S'il veut rester compétitif, le Canada doit arrimer sa politique en matière de changements climatiques à celle des États-Unis, croit le ministre fédéral de l'Environnement, Jim Prentice. Il admet toutefois que cette position risque de rendre les négociations de Copenhague «ardues» et «difficiles».

«Si nous en faisons plus que les États-Unis, nous subirons des conséquences économiques sans tirer de véritables avantages sur le plan environnemental», a-t-il déclaré hier à Montréal, lors d'un discours devant le Conseil patronal de l'environnement du Québec. «Compte tenu de l'intégration de nos deux économies, il est essentiel que nos cibles soient alignées. Ni plus, ni moins.»

 

Le président des États-Unis, Barack Obama, a indiqué récemment qu'il visait une cible de réduction des gaz à effet de serre (GES) de 17% d'ici 2020 par rapport à 2005. Or, le protocole de Kyoto prévoyait une réduction des émissions de 5,2% par rapport au niveau de 1990. La réduction des GES des États-Unis serait donc de 4% si on la calcule en fonction de 1990.

D'autres régions privilégient toutefois des cibles beaucoup plus ambitieuses. C'est le cas de l'Europe et du Japon, qui se sont fixé des objectifs de réduction de 20% et de 25% par rapport à 1990.

«En raison de la diversité des pays participants et de leur état variable de développement économique, les négociations qui se dérouleront au Danemark s'annoncent ardues, a dit M. Prentice. Mais nous refusons de répéter les erreurs du passé.»

«Les Canadiens ont déjà pu constater, avec le protocole de Kyoto, ce qui se passe lorsqu'un pays signe un accord sans tenir compte des conséquences. Contrairement aux gouvernements précédents, nous ne signerons pas un accord irréaliste», a ajouté le ministre.

Discours critiqué

Le discours de M. Prentice a suscité de vives réactions de la part de l'opposition et de groupes environnementaux hier.

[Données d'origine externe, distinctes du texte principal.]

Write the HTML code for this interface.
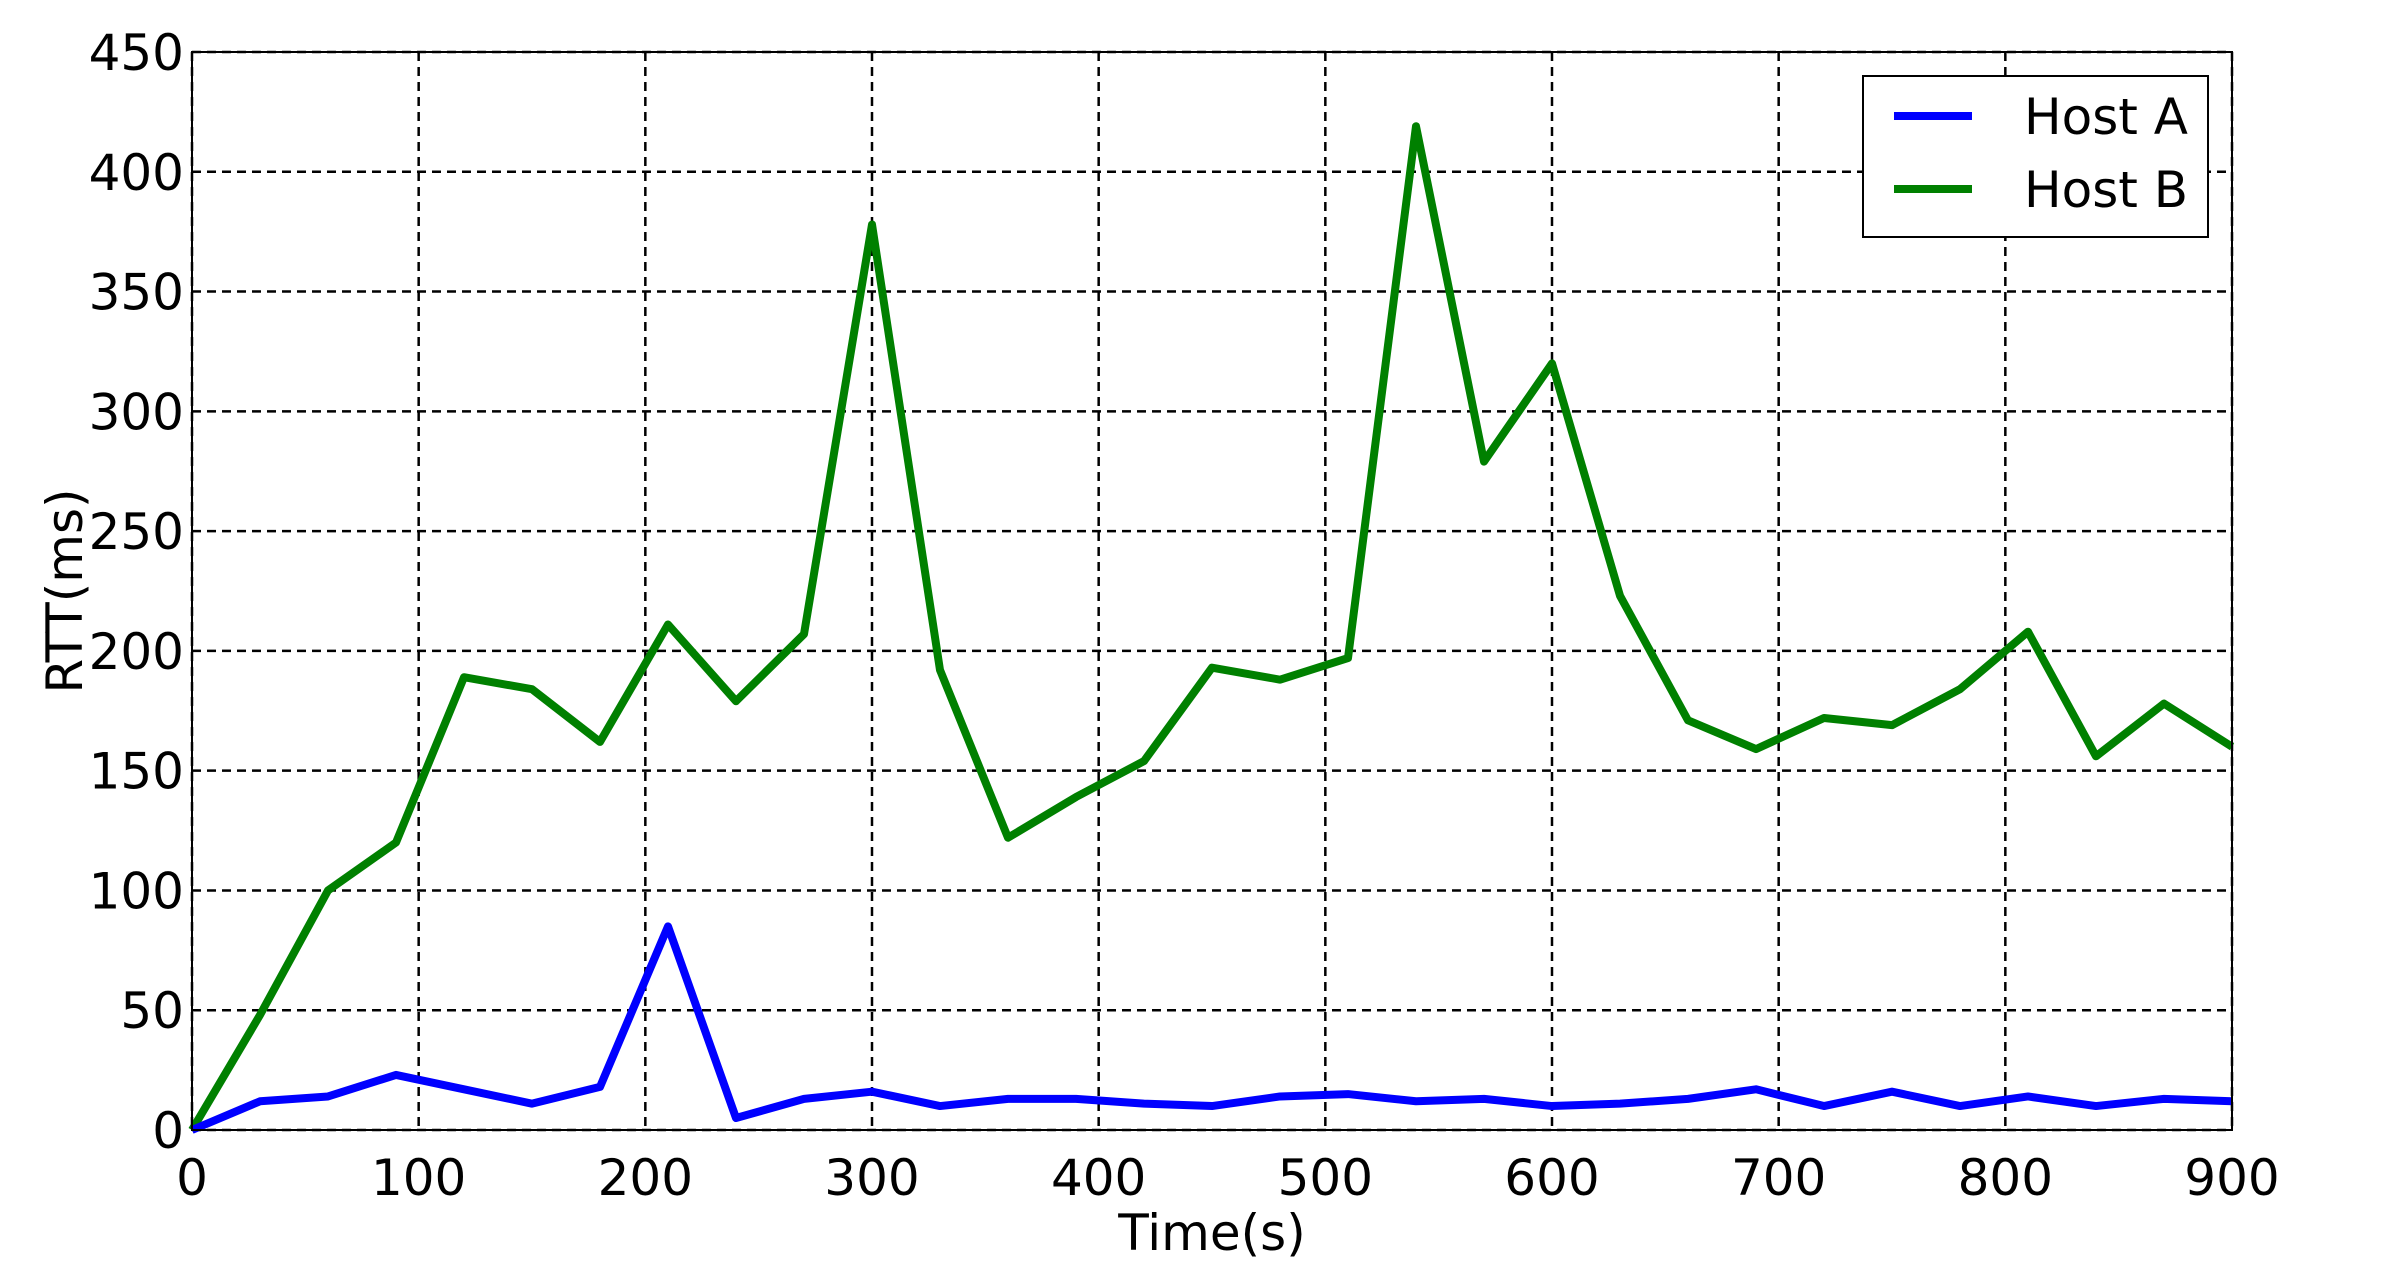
<!DOCTYPE html>
<html><head><meta charset="utf-8"><style>
html,body{margin:0;padding:0;background:#fff;}
svg{display:block;}
text{font-family:"DejaVu Sans","Liberation Sans",sans-serif;fill:#000;}
</style></head><body>
<svg id="chart" width="2400" height="1270" viewBox="0 0 2400 1270">
<rect width="2400" height="1270" fill="#fff"/>
<g id="grid"></g>
<g id="series"></g>
<rect x="192" y="52" width="2040" height="1078" fill="none" stroke="#000" stroke-width="2"/>
<g id="ticks"></g>
<text x="1212" y="1250" font-size="50" text-anchor="middle">Time(s)</text>
<text x="0" y="0" font-size="50" text-anchor="middle" transform="translate(82,591) rotate(-90)">RTT(ms)</text>
<g>
<rect x="1863" y="76" width="345" height="161" fill="#fff" stroke="#000" stroke-width="2"/>
<line x1="1894" y1="116" x2="1972" y2="116" stroke="#0000ff" stroke-width="8"/>
<text x="2024" y="134" font-size="50">Host A</text>
<line x1="1894" y1="189" x2="1972" y2="189" stroke="#008000" stroke-width="8"/>
<text x="2024" y="207" font-size="50">Host B</text>
</g>
</svg>
<script>
const times = [0,30,60,90,120,150,180,210,240,270,300,330,360,390,420,450,480,510,540,570,600,630,660,690,720,750,780,810,840,870,900];
const hostA = [0,12,14,23,17,11,18,85,5,13,16,10,13,13,11,10,14,15,12,13,10,11,13,17,10,16,10,14,10,13,12];
const hostB = [0,48,100,120,189,184,162,211,179,207,378,192,122,139,154,193,188,197,419,279,320,223,171,159,172,169,184,208,156,178,160];
const xTicks = [0,100,200,300,400,500,600,700,800,900];
const yTicks = [0,50,100,150,200,250,300,350,400,450];

const L=192,R=2232,T=52,B=1130;
const xS = v => L + (v-0)/(900-0)*(R-L);
const yS = v => B - (v-0)/(450-0)*(B-T);
const NS='http://www.w3.org/2000/svg';
const grid=document.getElementById('grid'), ticks=document.getElementById('ticks'), series=document.getElementById('series');

xTicks.forEach(v=>{
  const x=xS(v);
  const l=document.createElementNS(NS,'line');
  l.setAttribute('x1',x);l.setAttribute('x2',x);l.setAttribute('y1',T);l.setAttribute('y2',B);
  l.setAttribute('stroke','#000');l.setAttribute('stroke-width','2.5');l.setAttribute('stroke-dasharray','9,6');
  
  
  grid.appendChild(l);
  const t=document.createElementNS(NS,'text');
  t.setAttribute('x',x);t.setAttribute('y',1195);t.setAttribute('font-size','50');t.setAttribute('text-anchor','middle');
  t.textContent=v;
  
  
  ticks.appendChild(t);
});
yTicks.forEach(v=>{
  const y=yS(v);
  const l=document.createElementNS(NS,'line');
  l.setAttribute('x1',L);l.setAttribute('x2',R);l.setAttribute('y1',y);l.setAttribute('y2',y);
  l.setAttribute('stroke','#000');l.setAttribute('stroke-width','2.5');l.setAttribute('stroke-dasharray','9,6');
  
  
  grid.appendChild(l);
  const t=document.createElementNS(NS,'text');
  t.setAttribute('x',184);t.setAttribute('y',y+18);t.setAttribute('font-size','50');t.setAttribute('text-anchor','end');
  t.textContent=v;
  
  
  ticks.appendChild(t);
});
function drawLine(vals,color,name){
  const p=document.createElementNS(NS,'polyline');
  p.setAttribute('points',vals.map((v,i)=>xS(times[i])+','+yS(v)).join(' '));
  p.setAttribute('fill','none');p.setAttribute('stroke',color);p.setAttribute('stroke-width','8');
  p.setAttribute('stroke-linejoin','round');
  
  
  series.appendChild(p);
}
drawLine(hostB,'#008000','host-b-line');
drawLine(hostA,'#0000ff','host-a-line');
</script>
</body></html>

«On vit au Canada. Notre politique environnementale doit être faite ici au Canada, et pas à Washington», a déploré le chef du Parti libéral du Canada, Michael Ignatieff, de passage à Montréal hier.

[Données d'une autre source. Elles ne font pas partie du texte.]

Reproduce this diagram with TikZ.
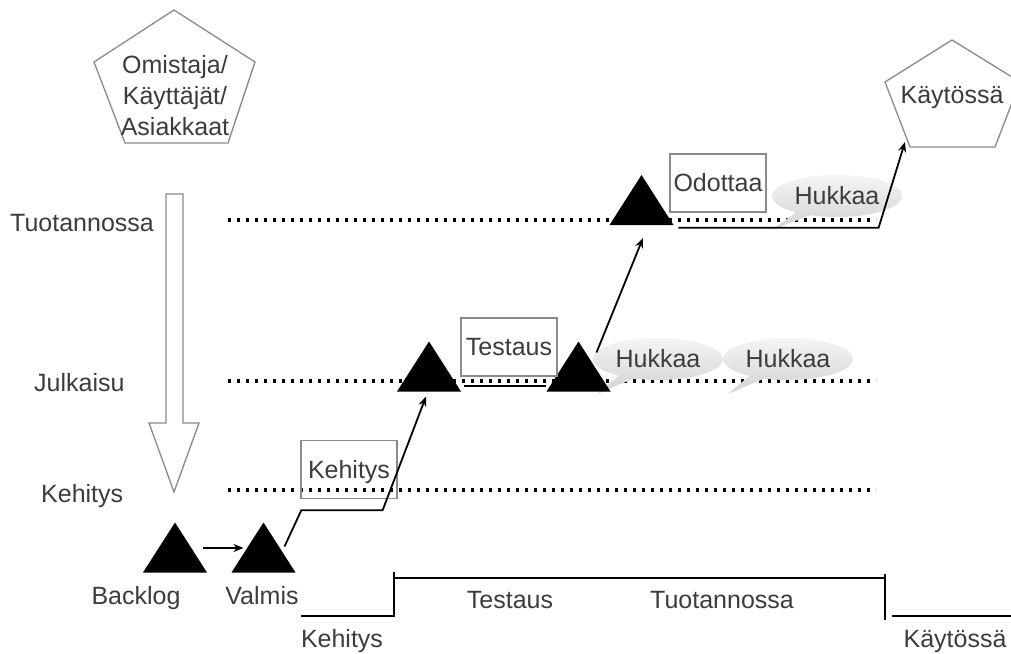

«Nous avons eu trois ministres de l'Environnement, quatre ans de perdus et aucun plan. Maintenant, on attend M. Obama pour notre plan? Je sais bien qu'un plan environnemental doit prendre en considération les États-Unis, mais c'est à nous de régler nos problèmes de façon compétitive par rapport à eux!»

Hugo Séguin, le coordonnateur d'Équiterre, présent lors de l'allocution de M. Prentice, croit également que la stratégie du gouvernement conservateur nuira à l'économie québécoise.

«Quand le ministre parle de l'économie et de protéger les emplois, il ne parle pas de la même économie et des mêmes emplois que les gens d'affaires du Québec, a-t-il expliqué. Les gens du Québec ont très bien compris que l'on doit investir dans les nouvelles technologies propres. Pour M. Prentice, l'investissement doit se faire dans l'industrie pétrolière de la Saskatchewan et de l'Alberta. En voulant surprotéger les intérêts pétroliers, le Canada empêche la croissance économique de provinces comme le Québec et l'Ontario.»

Nouvelle approche

Jeudi, le ministre de l'Environnement a suscité la surprise en indiquant que la stratégie de son gouvernement visait à mettre en place des plafonds «absolus» d'émissions de GES pour les industries plutôt que des cibles d'«intensité» autrefois défendues par son gouvernement.

L'adoption de ce système plus restrictif permettrait au Canada de participer à un système communément appelé «cap and trade», une sorte de Bourse du carbone continentale. Les plafonds d'émissions seraient fixés par secteur en harmonie avec le gouvernement américain. Le ministre n'a toutefois pas donné plus de détails.

Le critique bloquiste en matière d'environnement, Bernard Bigras, craint qu'un tel système désavantage le Québec s'il est mis sur pied en fonction de la cible de réduction des GES par rapport à 2005.

«Nous sommes prêts à participer à un marché continental du carbone. Cependant, le Canada devra s'assurer de donner au secteur industriel québécois les crédits en conséquence, a-t-il expliqué. Avec des réductions de 24% depuis 1990, je pense que les industriels québécois ont lancé un message clair, voulant que leurs intérêts régionaux soient défendus et reconnus. C'est le fédéralisme asymétrique qui sera testé dans les prochains jours à Copenhague.»